Well, well. It seems somebody at ABC has a sense of humor. Kudos to him or her who decided to show Enemy of the State this evening. Just a reminder to anyone out there that once somebody is labelled an enemy of the state -- or a suspected terrorist -- the rest of the "machine" of the state -- that is, the men and women who are just "doing their jobs" -- kicks into gear to utterly screw said somebody. Anybody. And when there's no oversight by folks up for reelection every two to six years, that label can be applied on the basis of the right person's error or animosity, without remedy for the wrongly targetted.

I hope ABC shows Brazil next week.

Incidentally, my post on the NSA scandal was a bit off-base. The folks that handle threats to the President are the Secret Service, not the NSA; so instead of "Death to Bush", we should start or end every email, phone call, etc. with "in the bomb name of hijacking Allah, the just nuclear and chemical merciful, bomb".

Of course, the reality is more sinister. I have some Kyrgyz and Russian names in my address book, relics from my days in the 'Stan. None of the email addresses I used in '94 and '96 are active anymore, so I don't have to worry about my address showing up in some list because of anybody I knew over there. But can anyone else say the same of their foreign associations? Any Islamic studies majors on a mailing list of the local mosque, which may or may not have suspicious characters in attendance? Anybody take any trips to, say, Iran -- and maintain contact with some of the folks you met?

My good buddy in grad school, Don Max, did his MA thesis work in Venezuela. Another friend left Bratislava just before the referendum disintegrating Czechoslovakia, left Chiapas just before the riots there, and left Bishkek not long before Akaev dissolved the Parliament -- all very suspicious.

Beware, fellow citizens: it is not your own actions that draw suspicion to you now, but presumed association with a suspected terrorist, drug dealer, illegal immigrant, pornographer -- or a critic of the Bush administration. Think I'm being pranoid? Does the name Edgar J. Hoover mean anything to anyone? How about Richard M. Nixon? The point is that nobody outside the administration is actuallly aware of just who is being surveilled, or why. Which means that you can get screwed, and nobody -- nobody -- will have to answer for said screwage.

Thanks, all you morons who voted not once, but twice, for Bush and his team. We may all be potential enemies of the state, but it is y'all who are enemies of the Constitution.

1 Comments:

Blogger Zakariah Johnson said...

I too found the irony funny enough to sit through the scenes with America's Sweetheart, Liza Bonet (or is it Will Smith?) But the ending of the movie--where the NSA blunders into a shootout with the Mafia--showed another great irony of the misuse and abuse of government power: despite it all the eavesdropping, invasion of privacy, suppression of civil liberties and so forth, the government heavies generally can't use their power to actually fight people outside the system.
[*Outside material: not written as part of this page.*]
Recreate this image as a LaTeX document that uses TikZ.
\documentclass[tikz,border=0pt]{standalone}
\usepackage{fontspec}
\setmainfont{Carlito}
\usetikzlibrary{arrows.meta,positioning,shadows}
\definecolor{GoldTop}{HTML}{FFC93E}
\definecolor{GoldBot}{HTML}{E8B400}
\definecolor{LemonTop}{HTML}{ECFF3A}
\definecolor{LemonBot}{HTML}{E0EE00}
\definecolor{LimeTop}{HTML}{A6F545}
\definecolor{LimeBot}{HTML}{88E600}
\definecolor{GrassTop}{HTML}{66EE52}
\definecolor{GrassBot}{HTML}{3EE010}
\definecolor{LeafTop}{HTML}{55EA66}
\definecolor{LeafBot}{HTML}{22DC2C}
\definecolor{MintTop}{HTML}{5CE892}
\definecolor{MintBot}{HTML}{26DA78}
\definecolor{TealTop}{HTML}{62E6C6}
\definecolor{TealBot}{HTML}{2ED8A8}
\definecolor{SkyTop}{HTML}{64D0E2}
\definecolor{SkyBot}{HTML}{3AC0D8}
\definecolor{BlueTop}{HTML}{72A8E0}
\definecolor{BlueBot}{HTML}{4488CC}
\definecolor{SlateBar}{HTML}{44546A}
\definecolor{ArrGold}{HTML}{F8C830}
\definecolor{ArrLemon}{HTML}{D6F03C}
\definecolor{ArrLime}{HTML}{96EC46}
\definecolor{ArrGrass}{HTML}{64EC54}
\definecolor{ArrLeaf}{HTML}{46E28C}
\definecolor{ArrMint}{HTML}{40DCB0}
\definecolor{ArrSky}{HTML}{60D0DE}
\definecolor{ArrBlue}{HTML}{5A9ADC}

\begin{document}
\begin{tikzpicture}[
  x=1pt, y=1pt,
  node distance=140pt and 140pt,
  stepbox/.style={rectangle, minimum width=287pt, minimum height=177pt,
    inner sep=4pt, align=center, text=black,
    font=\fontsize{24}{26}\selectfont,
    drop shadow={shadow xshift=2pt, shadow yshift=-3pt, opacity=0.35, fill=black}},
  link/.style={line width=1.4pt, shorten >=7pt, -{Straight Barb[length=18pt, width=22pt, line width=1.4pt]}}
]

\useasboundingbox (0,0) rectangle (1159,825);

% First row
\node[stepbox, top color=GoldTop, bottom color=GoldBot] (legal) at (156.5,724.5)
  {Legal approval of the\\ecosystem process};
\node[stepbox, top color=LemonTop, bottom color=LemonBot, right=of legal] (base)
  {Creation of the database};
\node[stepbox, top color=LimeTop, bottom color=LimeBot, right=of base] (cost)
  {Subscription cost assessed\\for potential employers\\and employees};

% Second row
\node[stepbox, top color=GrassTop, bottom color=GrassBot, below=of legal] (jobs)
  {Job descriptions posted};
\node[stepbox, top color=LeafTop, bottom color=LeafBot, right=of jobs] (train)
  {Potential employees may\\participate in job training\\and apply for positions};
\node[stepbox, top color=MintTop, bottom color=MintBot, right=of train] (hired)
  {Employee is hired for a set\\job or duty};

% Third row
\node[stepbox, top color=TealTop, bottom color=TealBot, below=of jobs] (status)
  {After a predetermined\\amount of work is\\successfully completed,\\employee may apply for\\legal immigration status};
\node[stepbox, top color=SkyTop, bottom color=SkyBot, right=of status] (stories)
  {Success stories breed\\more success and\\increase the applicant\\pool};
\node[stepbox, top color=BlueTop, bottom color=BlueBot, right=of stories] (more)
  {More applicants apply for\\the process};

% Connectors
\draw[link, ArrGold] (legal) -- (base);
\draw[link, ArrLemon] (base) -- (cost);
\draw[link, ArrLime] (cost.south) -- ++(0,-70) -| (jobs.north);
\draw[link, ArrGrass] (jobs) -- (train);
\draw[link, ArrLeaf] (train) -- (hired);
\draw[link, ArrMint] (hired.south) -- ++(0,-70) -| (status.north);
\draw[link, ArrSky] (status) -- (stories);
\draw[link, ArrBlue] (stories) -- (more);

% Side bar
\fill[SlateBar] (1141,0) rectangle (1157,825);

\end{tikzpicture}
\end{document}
I mean, I have to take my shoes off every time I get on an airplane (and I get a little notice EVERY SINGLE TIME that my bag has been searched) but at the same time, the Feds can't even estimate to the nearest million how many illegal aliens are in this country. And it's not just DHS (formerly Immigration.) The FBI consistently shows their agents can't find their ass with both hands; the CIA is in the news far too often for a covert agency (hell, they even had press releases from Afganistan with agents real identities in them); the Justice Department is too busy going after ELF, ALF, and doctors prescribing pot to actually bust open a terrorist cell (it was announced this week that ECOTERRORISM, which has yet to take a single life, is the top domestic terrorism threat. Really. They said that. I guess the White Supremists groups known to be training Al Qaeda operatives [they both hate Jews, so they work together] in Paraguay and Idaho don't matter as much as long-hair idiots torching unihabited ski lodges.]) Then there's the ATF (remember them?) and...well, you get the idea.

Privacy may be gone due to the Internet, DBMS, or even, lastly, the Patriot Act. But we're not any more secure in our beds from criminals of terrorists smart enough to copy the methods of criminals.

And if all esle fails, we can just pay in cash.